= Jessica Neuwirth =

American lawyer and women's rights activist

Jessica Neuwirth (born 10 December 1961) is an American lawyer and international women's rights activist. She is one of the founders of Equality Now, an international women's rights organizations established in 1992, and the founder and director of Frontline Women's Fund, a project hosted by the Sisterhood is Global Institute to support women's organizations around the world. She is the founder and President Emerita of the ERA Coalition and Fund for Women's Equality.

== Background ==
Neuwirth was born and raised in New York City. While in high school, she became a member of the first high school chapter of Amnesty International in the United States. Neuwirth graduated high school at the age of 16 and went on to attend Yale University, where she graduated cum laude with a BA in History in 1982. She went on to receive her Juris Doctor from Harvard Law School in 1985.

== Career ==
Immediately following law school, she was recruited by Amnesty International, where she served as Policy Advisor and interim Deputy Director, as well as Acting Researcher for Southern Africa at the International Secretariat of Amnesty International. While working for Amnesty International, Neuwirth was a producer of the Human Rights Now! tour in 1988, one of the first rock concert tours for human rights which consisted of 20 concerts in 16 countries over the course of six weeks to celebrate the 40th anniversary of the Universal Declaration of Human Rights. After the tour, Neuwirth co-founded Equality Now with South African jurist, Navi Pillay, and lawyer Feral Gharahi in 1992.
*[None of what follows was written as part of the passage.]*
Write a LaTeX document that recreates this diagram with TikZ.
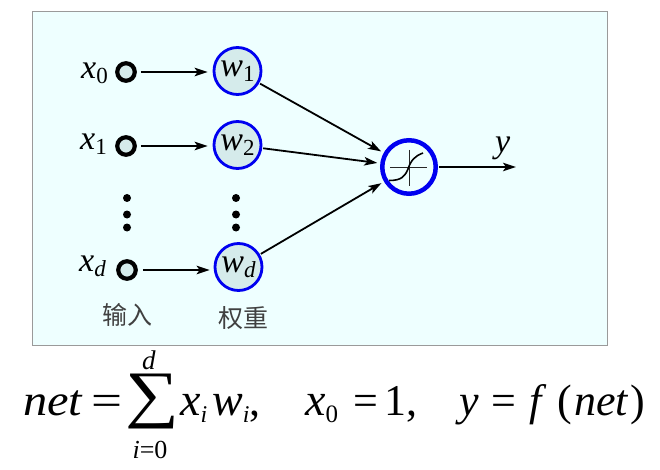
\documentclass[tikz,border=0pt]{standalone}
\usepackage{fontspec}
\usepackage{graphicx}
\setmainfont{Liberation Serif}
\newfontfamily\cjkfont{Noto Sans CJK SC}
\usetikzlibrary{arrows.meta}
\definecolor{panelbg}{HTML}{EEFFFF}
\definecolor{panelline}{HTML}{9A9A9A}
\definecolor{nodefill}{HTML}{D5EBEB}
\definecolor{ringblue}{HTML}{0000F0}
\newcommand{\symsub}[2]{\fontsize{34}{34}\selectfont\textit{#1}\raisebox{-5pt}{\fontsize{23}{23}\selectfont #2}}
\newcommand{\eqtext}[1]{\fontsize{44}{44}\selectfont #1}
\newcommand{\eqsub}[2]{\fontsize{46}{46}\selectfont\textit{#1}\raisebox{-7pt}{\fontsize{24}{24}\selectfont\textit{#2}}}
\tikzset{
  inputdot/.style={circle,draw=black,fill=nodefill,line width=4.2pt,minimum size=17.5pt,inner sep=0pt},
  weightnode/.style={circle,draw=ringblue,fill=nodefill,line width=2.8pt,minimum size=47pt,inner sep=0pt},
  sumnode/.style={circle,draw=ringblue,fill=panelbg,line width=4.5pt,minimum size=53.5pt,inner sep=0pt},
  flow/.style={draw=black,line width=1.8pt,-{Stealth[length=13pt,width=8.5pt,inset=3pt]}},
  vdot/.style={circle,fill=black,minimum size=8pt,inner sep=0pt},
  cjklabel/.style={font=\cjkfont\fontsize{25}{25}\selectfont,text=black!75,inner sep=0pt},
  eqpart/.style={anchor=base west,inner sep=0pt},
  symlabel/.style={anchor=base west,inner sep=0pt}
}
\begin{document}
\begin{tikzpicture}[x=1pt,y=-1pt]
\useasboundingbox (0,0) rectangle (660,470);
\fill[white] (0,0) rectangle (660,470);
\draw[draw=panelline,fill=panelbg,line width=1pt] (32,12) rectangle (607,345);

\node[inputdot] (i0) at (126,72) {};
\node[inputdot] (i1) at (126,146) {};
\node[inputdot] (id) at (127,270) {};
\node[weightnode] (w1) at (237.5,71) {\raisebox{3pt}{\symsub{w}{1}}};
\node[weightnode] (w2) at (237.5,145) {\raisebox{3pt}{\symsub{w}{2}}};
\node[weightnode] (wd) at (238.5,267) {\raisebox{3pt}{\symsub{w}{\textit{d}}}};
\node[sumnode] (f) at (409,167) {};

\node[symlabel] (lx0) at (81,79) {\symsub{x}{0}};
\node[symlabel] (lx1) at (80,150) {\symsub{x}{1}};
\node[symlabel] (lxd) at (79,271) {\symsub{x}{\textit{d}}};
\node[symlabel] (ly) at (495,153) {\fontsize{34}{34}\selectfont\textit{y}};

\coordinate (axl) at (390,167);
\coordinate (axr) at (427,167);
\coordinate (axt) at (409.5,150);
\coordinate (axb) at (409.5,186);
\draw[line width=0.7pt,black!85] (axl) -- (axr);
\draw[line width=0.7pt,black!85] (axt) -- (axb);
\coordinate (sa) at (389,180.5);
\coordinate (sm) at (408,169);
\coordinate (sb) at (423,153);
\draw[line width=1.6pt,black] (sa) .. controls (402,180.5) and (405,176) .. (sm) .. controls (411,160) and (415,156) .. (sb);

\draw[flow,shorten <=4pt,shorten >=5pt] (i0) -- (i0 -| w1.west);
\draw[flow,shorten <=4pt,shorten >=5pt] (i1) -- (i1 -| w2.west);
\draw[flow,shorten <=5pt,shorten >=4pt] (id) -- (id -| wd.west);
\draw[flow,shorten <=1pt,shorten >=3pt] (w1) -- (f);
\draw[flow,shorten <=1pt,shorten >=3pt] (w2) -- (f);
\draw[flow,shorten <=1pt,shorten >=3pt] (wd) -- (f);
\coordinate (yend) at (516,167);
\draw[flow,shorten <=1pt] (f) -- (yend);

\node[vdot] (l1) at (127,198) {};
\node[vdot] (l2) at (127,214.5) {};
\node[vdot] (l3) at (127,227.5) {};
\node[vdot] (r1) at (236,198) {};
\node[vdot] (r2) at (236,214.5) {};
\node[vdot] (r3) at (236,227.5) {};

\node[cjklabel] (tin) at (127,315) {输入};
\node[cjklabel] (twt) at (243,318) {权重};

\node[eqpart] (e1) at (23,415) {\eqtext{\scalebox{1.1}[1]{\textit{net}}}};
\node[eqpart] (e2) at (91,415) {\eqtext{\scalebox{1.25}[1]{=}}};
\node[eqpart] (e3) at (125,415) {\fontsize{72}{72}\selectfont\scalebox{1.05}[0.88]{∑}};
\node[anchor=base,inner sep=0pt] (e4) at (149,369) {\fontsize{27}{27}\selectfont\textit{d}};
\node[anchor=base,inner sep=0pt] (e5) at (150,458) {\fontsize{26}{26}\selectfont\textit{i}=0};
\node[eqpart] (e6) at (180,415) {\eqsub{x}{i}};
\node[eqpart] (e7) at (212,415) {\eqsub{w}{i}};
\node[eqpart] (e7c) at (249,415) {\eqtext{,}};
\node[eqpart] (e8) at (305,415) {\fontsize{46}{46}\selectfont\textit{x}\raisebox{-7pt}{\fontsize{25}{25}\selectfont 0}};
\node[eqpart] (e9) at (353,415) {\eqtext{=}};
\node[eqpart] (e9b) at (384,415) {\eqtext{1,}};
\node[eqpart] (e10) at (459,415) {\eqtext{\textit{y}}};
\node[eqpart] (e11) at (491,415) {\eqtext{=}};
\node[eqpart] (e12) at (529,415) {\eqtext{\textit{f}}};
\node[eqpart] (e13) at (557,415) {\eqtext{(}};
\node[eqpart] (e14) at (574,415) {\eqtext{\textit{net}}};
\node[eqpart] (e15) at (630,415) {\eqtext{)}};
\end{tikzpicture}
\end{document}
She also worked for the law firm of Cleary Gottlieb Steen & Hamilton, the United Nations Office of Legal Affairs, and the United Nations Office of the High Commissioner for Human Rights, also serving the High Commissioner as a Special Advisor on Sexual Violence.

In the 1990s, Neuwirth served as a special consultant on sexual violence to the International Criminal Tribunal for Rwanda for its landmark Akayesu judgment, holding that rape is a form of genocide. She also served as Senior Legal Officer to the Tribunal for its judgment in a media case holding print and radio media accountable for their role in the Rwandan genocide.
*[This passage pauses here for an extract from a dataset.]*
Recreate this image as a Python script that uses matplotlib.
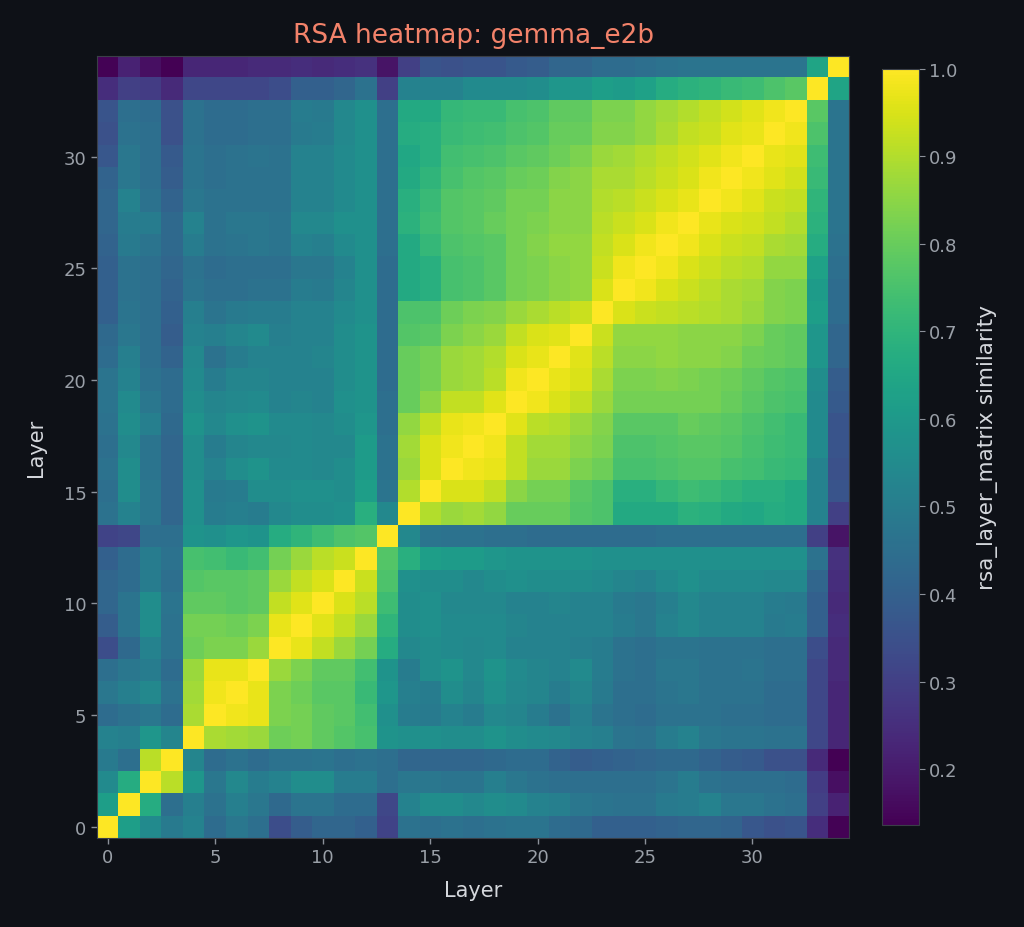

Neuwirth subsequently directed the legal team that drafted the judgment of the Special Court for Sierra Leone convicting former Liberian President Charles Taylor of war crimes and crimes against humanity.

In 2011, she founded Donor Direct Action to raise funds for frontline women's groups working in the Democratic Republic of Congo, Somalia, Afghanistan, Nepal and other similarly situated countries and to increase the global visibility of these women's groups.

In 2014, Neuwirth founded the ERA Coalition and the Fund for Women's Equality as "sister organizations". Both organizations were founded to promote sex equality and recognition of women through the addition of the Equal Rights Amendment to the United States Constitution.

As a guest lecturer, Neuwirth has taught international women's rights at Harvard Law School. In September 2018, she was appointed by Hunter College as Distinguished Lecturer and Rita E. Hauser Director of the Human Rights Program at the Roosevelt House Public Policy Institute.

Neuwirth has been published in various news outlets, primarily regarding women's issues. She published her first book, Equal Means Equal: Why the Time for an Equal Rights Amendment is Now in 2015, which examines the landmark legal cases and discriminatory injustices faced by women in the United States that inform the need for an Equal Rights Amendment.

== Awards ==
Neuwirth has received the following honors and awards:

- Susan B. Anthony Award, National Organization for Women, New York City Chapter, 1997
- Special Citation, Advice Desk for Abused Women, Durban, South Africa, 2000
- Ms. Women of the Year Award, 2003
- Visionary Ending Violence Award, Harvard Office of Sexual Assault Prevention and Response, 2005
- Edith I. Spivack Award, New York County Lawyers' Association, 2009
- Civic Spirit Award, Women's City Club, 2016
- Women's eNews - 21 Leaders for the 21st Century, 2017

In 2021, she was appointed to the rank of chevalier of the French Legion d'Honneur.